La vuelta a un emirato islámico como el que gobernó el país en la segunda mitad de los noventa, tras la derrota de los soviéticos, suscita fundadas preocupaciones en términos de derechos humanos y posibles facilidades para el terrorismo yihadista. El mundo ha cambiado mucho desde 1996, y Afganistán cuenta hoy con más de 20 millones de móviles, con lo cual una vulneración de los derechos humanos como la que padeció durante el primer emirato no pasará desapercibida. En particular en lo que se refiere a las mujeres y las niñas que resultaron excluidas de la vida laboral, las escuelas, y la vida social. Algunos líderes talibanes han asegurado que no pretenden imponer un régimen como el de entonces, pero las primeras informaciones provenientes de capitales regionales llevan a poner en duda este compromiso. La única garantía de que el país no vuelva al oscurantismo sería que la comunidad internacional permaneciera vigilante, no se limite, en su habitual ejercicio de doble moral, a las consabidas y estériles lamentaciones, y exija libertad de movimiento de las mujeres y acceso escolar a las niñas afganas.
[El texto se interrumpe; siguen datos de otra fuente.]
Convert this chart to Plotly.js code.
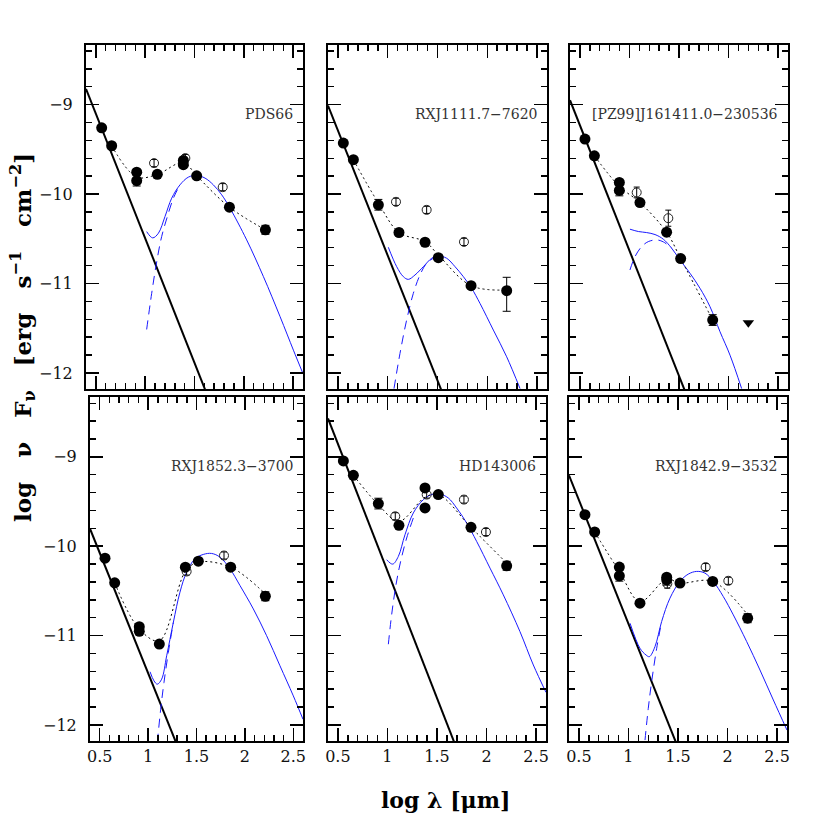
<!DOCTYPE html>
<html>
<head>
<meta charset="utf-8">
<script src="https://cdn.plot.ly/plotly-3.0.1.min.js"></script>
<style>
  body { margin: 0; background: #fff; }
  #plotArea { width: 830px; height: 830px; }
</style>
</head>
<body>
<div id="plotArea"></div>
<script>
// one entry per panel, left to right, top row first
var names = ["PDS66", "RXJ1111.7\u22127620", "[PZ99]J161411.0\u2212230536",
             "RXJ1852.3\u22123700", "HD143006", "RXJ1842.9\u22123532"];

// detections (filled circles)
var filledX = [
    [0.559, 0.660, 0.914, 0.914, 1.123, 1.387, 1.387, 1.522, 1.854, 2.219],
    [0.554, 0.655, 0.906, 1.113, 1.375, 1.508, 1.837, 2.195],
    [0.551, 0.646, 0.898, 0.898, 1.106, 1.375, 1.517, 1.840],
    [0.555, 0.655, 0.909, 0.909, 1.116, 1.385, 1.519, 1.853, 2.211],
    [0.555, 0.656, 0.908, 1.116, 1.379, 1.379, 1.513, 1.843, 2.203],
    [0.561, 0.659, 0.908, 0.908, 1.116, 1.386, 1.386, 1.520, 1.850, 2.203]
];
var filledY = [
    [-9.26, -9.46, -9.755, -9.85, -9.78, -9.624, -9.672, -9.796, -10.147, -10.40],
    [-9.43, -9.616, -10.12, -10.43, -10.539, -10.711, -11.025, -11.081],
    [-9.385, -9.572, -9.87, -9.96, -10.095, -10.427, -10.722, -11.409],
    [-10.134, -10.41, -10.90, -10.953, -11.095, -10.235, -10.167, -10.235, -10.56],
    [-9.045, -9.206, -9.523, -9.766, -9.348, -9.572, -9.422, -9.789, -10.219],
    [-9.647, -9.841, -10.234, -10.331, -10.637, -10.346, -10.376, -10.413, -10.394, -10.806]
];
var filledErrUp = [
    [0, 0, 0.03, 0.06, 0, 0, 0, 0, 0, 0.05],
    [0, 0, 0.06, 0, 0, 0, 0, 0.15],
    [0, 0, 0, 0.06, 0, 0.03, 0, 0.06],
    [0, 0, 0, 0.03, 0, 0.03, 0, 0, 0.05],
    [0, 0, 0.06, 0, 0, 0, 0, 0, 0.05],
    [0, 0, 0, 0.06, 0, 0, 0.06, 0, 0, 0.05]
];
var filledErrDn = [
    [0, 0, 0.03, 0.06, 0, 0, 0, 0, 0, 0.05],
    [0, 0, 0.06, 0, 0, 0, 0, 0.23],
    [0, 0, 0, 0.06, 0, 0.03, 0, 0.06],
    [0, 0, 0, 0.03, 0, 0.03, 0, 0, 0.05],
    [0, 0, 0.06, 0, 0, 0, 0, 0, 0.05],
    [0, 0, 0, 0.06, 0, 0, 0.06, 0, 0, 0.05]
];

// IRAS fluxes (open circles)
var openX = [
    [1.090, 1.407, 1.786],
    [1.083, 1.391, 1.766],
    [1.073, 1.392],
    [1.398, 1.784],
    [1.079, 1.396, 1.772, 1.994],
    [1.392, 1.779, 2.008]
];
var openY = [
    [-9.654, -9.598, -9.923],
    [-10.087, -10.177, -10.535],
    [-9.982, -10.27],
    [-10.283, -10.104],
    [-9.665, -9.422, -9.478, -9.841],
    [-10.42, -10.234, -10.387]
];
var openErr = [
    [0.04, 0.04, 0.04],
    [0.04, 0.04, 0.04],
    [0.06, 0.09],
    [0.04, 0.04],
    [0.04, 0.04, 0.04, 0.04],
    [0.05, 0.04, 0.04]
];

// upper limits (only the third panel)
var limitX = [[], [], [2.2], [], [], []];
var limitY = [[], [], [-11.44], [], [], []];

// stellar photosphere
var starX = [[0.4, 1.648], [0.4, 1.577], [0.4, 1.595], [0.4, 1.327], [0.4, 1.711], [0.4, 1.517]];
var starY = [[-8.824, -12.3], [-9.011, -12.3], [-8.951, -12.3], [-9.804, -12.3], [-8.57, -12.3], [-9.206, -12.3]];

// dotted line joining the observed points
var dotX = [
    [0.660, 0.914, 1.123, 1.387, 1.522, 1.854, 2.219],
    [0.655, 0.906, 1.113, 1.375, 1.508, 1.837, 2.195],
    [0.646, 0.898, 1.106, 1.375, 1.517, 1.840],
    [0.655, 0.909, 1.116, 1.385, 1.519, 1.853, 2.211],
    [0.656, 0.908, 1.116, 1.379, 1.513, 1.843, 2.203],
    [0.659, 0.908, 1.116, 1.386, 1.520, 1.850, 2.203]
];
var dotY = [
    [-9.46, -9.81, -9.78, -9.646, -9.796, -10.147, -10.40],
    [-9.616, -10.10, -10.43, -10.532, -10.681, -11.025, -11.073],
    [-9.572, -9.915, -10.095, -10.427, -10.722, -11.409],
    [-10.41, -10.927, -11.058, -10.283, -10.178, -10.235, -10.534],
    [-9.206, -9.535, -9.721, -9.452, -9.422, -9.789, -10.189],
    [-9.841, -10.282, -10.619, -10.368, -10.413, -10.394, -10.768]
];

// disk model (blue dashed)
var diskX = [
    [1.015, 1.066, 1.117, 1.167, 1.225, 1.286, 1.353],
    [1.063, 1.123, 1.190, 1.257, 1.324, 1.391, 1.475],
    [1.005, 1.056, 1.123, 1.190, 1.275, 1.342, 1.426],
    [1.095, 1.130, 1.164, 1.209, 1.261],
    [1.009, 1.042, 1.086, 1.133, 1.194, 1.261],
    [1.167, 1.200, 1.234, 1.285, 1.335]
];
var diskY = [
    [-11.514, -11.11, -10.756, -10.476, -10.251, -10.046, -9.897],
    [-12.175, -11.783, -11.409, -11.111, -10.905, -10.774, -10.707],
    [-10.849, -10.70, -10.588, -10.532, -10.513, -10.535, -10.606],
    [-12.2, -11.825, -11.525, -11.189, -10.852],
    [-11.097, -10.768, -10.432, -10.17, -9.908, -9.684],
    [-12.17, -11.815, -11.516, -11.142, -10.843]
];

// star + disk (blue solid)
var totalX = [
    [1.015, 1.076, 1.134, 1.201, 1.269, 1.353, 1.438, 1.522, 1.607, 1.691, 1.776, 1.860, 2.029, 2.199, 2.368, 2.503, 2.597],
    [1.006, 1.090, 1.157, 1.207, 1.274, 1.358, 1.442, 1.508, 1.592, 1.676, 1.760, 1.843, 1.927, 2.061, 2.195, 2.329],
    [1.005, 1.090, 1.174, 1.258, 1.342, 1.426, 1.510, 1.611, 1.712, 1.813, 1.914, 2.015, 2.132],
    [1.020, 1.061, 1.095, 1.140, 1.192, 1.261, 1.329, 1.398, 1.484, 1.570, 1.656, 1.742, 1.846, 1.949, 2.087, 2.224, 2.362, 2.500, 2.600],
    [0.992, 1.053, 1.110, 1.177, 1.261, 1.362, 1.463, 1.530, 1.614, 1.698, 1.799, 1.900, 2.035, 2.169, 2.337, 2.472, 2.600],
    [1.016, 1.116, 1.177, 1.211, 1.268, 1.335, 1.419, 1.520, 1.604, 1.688, 1.772, 1.856, 1.957, 2.058, 2.193, 2.327, 2.462, 2.600]
];
var totalY = [
    [-10.42, -10.49, -10.438, -10.251, -10.046, -9.897, -9.811, -9.792, -9.822, -9.897, -10.009, -10.158, -10.513, -10.924, -11.372, -11.746, -12.0],
    [-10.595, -10.812, -10.924, -10.954, -10.905, -10.812, -10.718, -10.692, -10.718, -10.812, -10.924, -11.054, -11.223, -11.521, -11.82, -12.175],
    [-10.393, -10.419, -10.431, -10.453, -10.505, -10.606, -10.737, -10.886, -11.054, -11.26, -11.54, -11.802, -12.175],
    [-11.405, -11.507, -11.544, -11.488, -11.226, -10.852, -10.515, -10.291, -10.141, -10.092, -10.081, -10.122, -10.253, -10.44, -10.702, -11.001, -11.338, -11.675, -11.937],
    [-10.151, -10.2, -10.114, -9.871, -9.628, -9.479, -9.415, -9.415, -9.46, -9.572, -9.74, -9.946, -10.245, -10.544, -10.955, -11.329, -11.636],
    [-10.862, -11.142, -11.217, -11.236, -11.123, -10.843, -10.581, -10.394, -10.312, -10.282, -10.301, -10.394, -10.563, -10.768, -11.067, -11.385, -11.721, -12.058]
];

// panel frames in pixels [left, right, top, bottom]
var W = 830, H = 830;
var frames = [
    [86, 303, 44.7, 389], [328, 547, 44.7, 389], [570, 788, 44.7, 389],
    [90, 303, 397, 741], [328, 546, 397, 741], [569, 787, 397, 741]
];

var serif = "DejaVu Serif";
var data = [];
var layout = {
    width: W, height: H,
    margin: {l: 0, r: 0, t: 0, b: 0},
    paper_bgcolor: "white", plot_bgcolor: "white",
    showlegend: false,
    annotations: []
};

names.forEach(function(name, i) {
    var n = i === 0 ? "" : String(i + 1);
    var xa = "x" + n, ya = "y" + n;
    var f = frames[i];

    layout["xaxis" + n] = {
        domain: [f[0] / W, f[1] / W],
        anchor: ya,
        range: [0.4, 2.6],
        tick0: 0, dtick: 0.5,
        ticks: "inside", ticklen: 13, tickwidth: 1.5, tickcolor: "black",
        minor: {dtick: 0.1, ticklen: 6, tickwidth: 1.5, ticks: "inside", tickcolor: "black"},
        showline: true, linewidth: 2, linecolor: "black", mirror: "allticks",
        showgrid: false, zeroline: false,
        showticklabels: i >= 3,
        tickfont: {family: serif, size: 16, color: "#111"}
    };
    layout["yaxis" + n] = {
        domain: [1 - f[3] / H, 1 - f[2] / H],
        anchor: xa,
        range: [-12.18, -8.33],
        tick0: 0, dtick: 1,
        ticks: "inside", ticklen: 13, tickwidth: 1.5, tickcolor: "black",
        minor: {dtick: 0.2, ticklen: 6, tickwidth: 1.5, ticks: "inside", tickcolor: "black"},
        showline: true, linewidth: 2, linecolor: "black", mirror: "allticks",
        showgrid: false, zeroline: false,
        showticklabels: i % 3 === 0,
        ticklabelstandoff: 8,
        tickfont: {family: serif, size: 16, color: "#111"}
    };

    data.push({x: starX[i], y: starY[i], xaxis: xa, yaxis: ya, mode: "lines",
               line: {color: "black", width: 2}});
    data.push({x: diskX[i], y: diskY[i], xaxis: xa, yaxis: ya, mode: "lines",
               line: {color: "#1a1aff", width: 1, dash: "9px,6px", shape: "spline"}});
    data.push({x: totalX[i], y: totalY[i], xaxis: xa, yaxis: ya, mode: "lines",
               line: {color: "#1a1aff", width: 1, shape: "spline"}});
    data.push({x: dotX[i], y: dotY[i], xaxis: xa, yaxis: ya, mode: "lines",
               line: {color: "black", width: 1, dash: "2px,3px", shape: "spline"}});
    data.push({x: openX[i], y: openY[i], xaxis: xa, yaxis: ya, mode: "markers",
               marker: {symbol: "circle-open", size: 9, color: "#222", line: {width: 1}},
               error_y: {type: "data", array: openErr[i], color: "black", thickness: 1, width: 3}});
    data.push({x: filledX[i], y: filledY[i], xaxis: xa, yaxis: ya, mode: "markers",
               marker: {symbol: "circle", size: 11, color: "black"},
               error_y: {type: "data", symmetric: false, array: filledErrUp[i],
                         arrayminus: filledErrDn[i], color: "black", thickness: 1, width: 4}});
    if (limitX[i].length) {
        data.push({x: limitX[i], y: limitY[i], xaxis: xa, yaxis: ya, mode: "markers",
                   marker: {symbol: "triangle-down", size: 10, color: "black"}});
    }

    layout.annotations.push({
        text: name, xref: xa, yref: ya, x: 2.52, y: -9.1,
        xanchor: "right", yanchor: "middle", showarrow: false,
        font: {family: serif, size: 14, color: "#333"}
    });
});

var gap = "\u00a0\u00a0\u00a0";
layout.annotations.push({
    text: "<b>log" + gap + "\u03bd" + gap + "F<sub>\u03bd</sub>" + gap + "[erg" + gap +
          "s<sup>\u22121</sup>" + gap + "cm<sup>\u22122</sup>]</b>",
    xref: "paper", yref: "paper", x: 22 / W, y: 1 - 338 / H,
    xanchor: "center", yanchor: "middle", textangle: -90, showarrow: false,
    font: {family: serif, size: 23, color: "black"}
});
layout.annotations.push({
    text: "<b>log\u00a0\u03bb\u00a0[\u03bcm]</b>",
    xref: "paper", yref: "paper", x: 445 / W, y: 1 - 800 / H,
    xanchor: "center", yanchor: "middle", showarrow: false,
    font: {family: serif, size: 22, color: "black"}
});

Plotly.newPlot("plotArea", data, layout, {displayModeBar: false, staticPlot: true});
</script>
</body>
</html>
Los líderes talibanes se comprometieron con Donald Trump – que de forma cínica culpa a un ciertamente poco diligente y nada autocrítico Biden cuando él inició la retirada de las tropas y abrió la puerta a los talibanes desautorizando al Gobierno de Kabul– a que su país no volvería a albergar grupos terroristas yihadistas. EEUU y la OTAN deben asegurar el cumplimiento de este compromiso. De lo contrario, las montañas del noreste volverán a ser escondites inextricables de los terroristas. Pakistán tiene una gran responsabilidad en el cumplimiento de este acuerdo, por su influencia sobre los talibanes y la información de que dispone sobre su extensa frontera con Afganistán. A ello deberían contribuir también, por su propio interés, Rusia, preocupada por el efecto que un nuevo emirato pueda tener en las antiguas republicas soviéticas de mayoría islámica, y China, que cuenta con un creciente protagonismo económico y político en la región.